Start of DATA LINES

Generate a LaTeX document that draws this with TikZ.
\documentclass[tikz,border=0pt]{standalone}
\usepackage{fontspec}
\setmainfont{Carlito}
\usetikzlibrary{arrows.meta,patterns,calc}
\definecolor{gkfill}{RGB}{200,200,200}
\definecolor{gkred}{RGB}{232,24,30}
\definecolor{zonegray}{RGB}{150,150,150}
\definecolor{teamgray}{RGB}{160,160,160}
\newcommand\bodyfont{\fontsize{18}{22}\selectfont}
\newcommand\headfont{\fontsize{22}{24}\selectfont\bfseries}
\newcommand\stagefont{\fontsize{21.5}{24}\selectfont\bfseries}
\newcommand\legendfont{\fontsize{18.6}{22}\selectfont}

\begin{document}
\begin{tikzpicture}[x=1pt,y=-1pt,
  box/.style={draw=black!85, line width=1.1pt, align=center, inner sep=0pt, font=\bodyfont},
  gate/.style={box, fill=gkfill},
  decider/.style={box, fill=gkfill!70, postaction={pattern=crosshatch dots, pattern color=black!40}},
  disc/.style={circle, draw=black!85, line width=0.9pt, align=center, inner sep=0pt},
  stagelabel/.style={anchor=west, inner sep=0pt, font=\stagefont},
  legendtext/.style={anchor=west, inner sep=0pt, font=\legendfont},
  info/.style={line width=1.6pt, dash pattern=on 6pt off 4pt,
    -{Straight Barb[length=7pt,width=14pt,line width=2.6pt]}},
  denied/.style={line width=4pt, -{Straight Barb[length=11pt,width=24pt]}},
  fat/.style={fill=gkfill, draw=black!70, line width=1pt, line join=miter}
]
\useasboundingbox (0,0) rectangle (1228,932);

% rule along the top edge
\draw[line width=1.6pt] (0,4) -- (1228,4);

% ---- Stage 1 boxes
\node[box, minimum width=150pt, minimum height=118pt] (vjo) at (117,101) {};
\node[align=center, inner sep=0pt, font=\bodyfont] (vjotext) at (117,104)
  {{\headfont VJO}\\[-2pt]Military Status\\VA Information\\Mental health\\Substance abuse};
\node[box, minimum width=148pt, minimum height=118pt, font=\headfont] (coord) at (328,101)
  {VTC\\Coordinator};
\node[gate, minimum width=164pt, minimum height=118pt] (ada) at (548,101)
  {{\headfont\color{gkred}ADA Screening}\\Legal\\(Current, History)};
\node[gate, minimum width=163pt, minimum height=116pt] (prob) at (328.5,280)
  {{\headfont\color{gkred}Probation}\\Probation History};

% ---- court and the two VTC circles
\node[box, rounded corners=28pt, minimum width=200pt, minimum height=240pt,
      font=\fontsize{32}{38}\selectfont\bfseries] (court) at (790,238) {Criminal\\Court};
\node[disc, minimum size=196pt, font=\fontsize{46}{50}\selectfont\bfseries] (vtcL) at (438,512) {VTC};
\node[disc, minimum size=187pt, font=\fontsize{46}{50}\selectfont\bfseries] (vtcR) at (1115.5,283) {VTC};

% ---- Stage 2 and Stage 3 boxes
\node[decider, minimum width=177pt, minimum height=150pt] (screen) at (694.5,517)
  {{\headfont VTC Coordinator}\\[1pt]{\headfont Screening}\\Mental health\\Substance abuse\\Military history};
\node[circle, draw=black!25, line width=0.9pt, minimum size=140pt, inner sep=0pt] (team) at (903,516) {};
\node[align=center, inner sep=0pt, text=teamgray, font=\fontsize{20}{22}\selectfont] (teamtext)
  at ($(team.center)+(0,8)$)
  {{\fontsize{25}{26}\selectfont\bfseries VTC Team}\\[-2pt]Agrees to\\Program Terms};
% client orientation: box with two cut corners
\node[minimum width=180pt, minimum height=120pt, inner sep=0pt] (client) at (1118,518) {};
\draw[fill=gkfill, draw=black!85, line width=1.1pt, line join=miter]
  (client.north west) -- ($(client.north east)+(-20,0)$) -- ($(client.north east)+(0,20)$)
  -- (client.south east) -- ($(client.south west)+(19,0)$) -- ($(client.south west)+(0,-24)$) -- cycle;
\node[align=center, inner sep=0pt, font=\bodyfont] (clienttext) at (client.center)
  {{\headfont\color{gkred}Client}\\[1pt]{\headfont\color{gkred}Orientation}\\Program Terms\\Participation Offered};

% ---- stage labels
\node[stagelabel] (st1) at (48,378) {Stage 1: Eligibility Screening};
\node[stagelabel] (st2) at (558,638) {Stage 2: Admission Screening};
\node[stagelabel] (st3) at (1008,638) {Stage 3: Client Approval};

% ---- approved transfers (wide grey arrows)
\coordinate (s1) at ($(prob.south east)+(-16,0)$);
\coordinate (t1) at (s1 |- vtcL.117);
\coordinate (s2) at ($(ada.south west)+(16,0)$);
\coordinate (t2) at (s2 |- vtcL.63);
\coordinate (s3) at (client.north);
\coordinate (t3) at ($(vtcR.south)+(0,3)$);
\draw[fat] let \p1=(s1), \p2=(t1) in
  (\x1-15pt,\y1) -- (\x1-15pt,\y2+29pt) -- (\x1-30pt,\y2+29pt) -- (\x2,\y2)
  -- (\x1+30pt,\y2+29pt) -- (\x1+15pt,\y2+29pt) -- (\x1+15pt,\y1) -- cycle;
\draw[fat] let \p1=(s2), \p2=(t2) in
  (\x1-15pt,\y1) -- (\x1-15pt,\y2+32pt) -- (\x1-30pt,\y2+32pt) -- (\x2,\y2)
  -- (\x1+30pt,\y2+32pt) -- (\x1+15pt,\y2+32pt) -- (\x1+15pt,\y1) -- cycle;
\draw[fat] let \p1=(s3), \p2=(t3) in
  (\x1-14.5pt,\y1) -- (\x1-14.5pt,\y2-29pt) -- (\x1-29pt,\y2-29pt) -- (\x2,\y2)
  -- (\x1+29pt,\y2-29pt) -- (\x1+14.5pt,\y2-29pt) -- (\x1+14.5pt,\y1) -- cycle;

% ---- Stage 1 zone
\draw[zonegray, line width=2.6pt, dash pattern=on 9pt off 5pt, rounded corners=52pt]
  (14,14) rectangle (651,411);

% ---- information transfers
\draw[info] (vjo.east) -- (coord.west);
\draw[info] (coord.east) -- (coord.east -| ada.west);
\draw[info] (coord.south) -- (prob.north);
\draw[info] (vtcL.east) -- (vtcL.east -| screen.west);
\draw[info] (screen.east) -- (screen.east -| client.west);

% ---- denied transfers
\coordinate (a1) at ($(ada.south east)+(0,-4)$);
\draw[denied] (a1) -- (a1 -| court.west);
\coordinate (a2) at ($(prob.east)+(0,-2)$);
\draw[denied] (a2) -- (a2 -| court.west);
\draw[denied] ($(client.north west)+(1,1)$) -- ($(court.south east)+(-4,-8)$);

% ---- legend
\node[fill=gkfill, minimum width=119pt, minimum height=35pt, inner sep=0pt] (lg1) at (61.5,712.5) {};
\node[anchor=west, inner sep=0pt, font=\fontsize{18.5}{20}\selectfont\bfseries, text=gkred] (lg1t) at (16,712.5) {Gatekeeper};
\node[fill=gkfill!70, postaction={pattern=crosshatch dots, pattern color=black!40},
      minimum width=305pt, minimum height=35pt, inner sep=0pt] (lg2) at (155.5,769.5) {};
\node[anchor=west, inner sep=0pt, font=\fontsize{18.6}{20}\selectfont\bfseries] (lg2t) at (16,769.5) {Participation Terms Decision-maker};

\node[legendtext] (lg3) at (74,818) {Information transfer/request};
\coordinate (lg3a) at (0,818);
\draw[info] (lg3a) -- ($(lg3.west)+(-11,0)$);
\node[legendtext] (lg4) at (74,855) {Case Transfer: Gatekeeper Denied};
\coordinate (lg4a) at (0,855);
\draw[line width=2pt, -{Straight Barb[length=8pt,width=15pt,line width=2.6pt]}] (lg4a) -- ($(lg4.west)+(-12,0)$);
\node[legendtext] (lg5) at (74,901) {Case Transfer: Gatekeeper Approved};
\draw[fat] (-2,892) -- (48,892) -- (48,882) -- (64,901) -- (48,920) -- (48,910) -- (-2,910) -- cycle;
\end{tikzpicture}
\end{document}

End of DATA LINES

**GOAL OF THE EXERCISE**
Find the word "with" and list each line it appears in.

**FINAL RESULT**
Generate a LaTeX document that draws this with TikZ.
% client orientation: box with two cut corners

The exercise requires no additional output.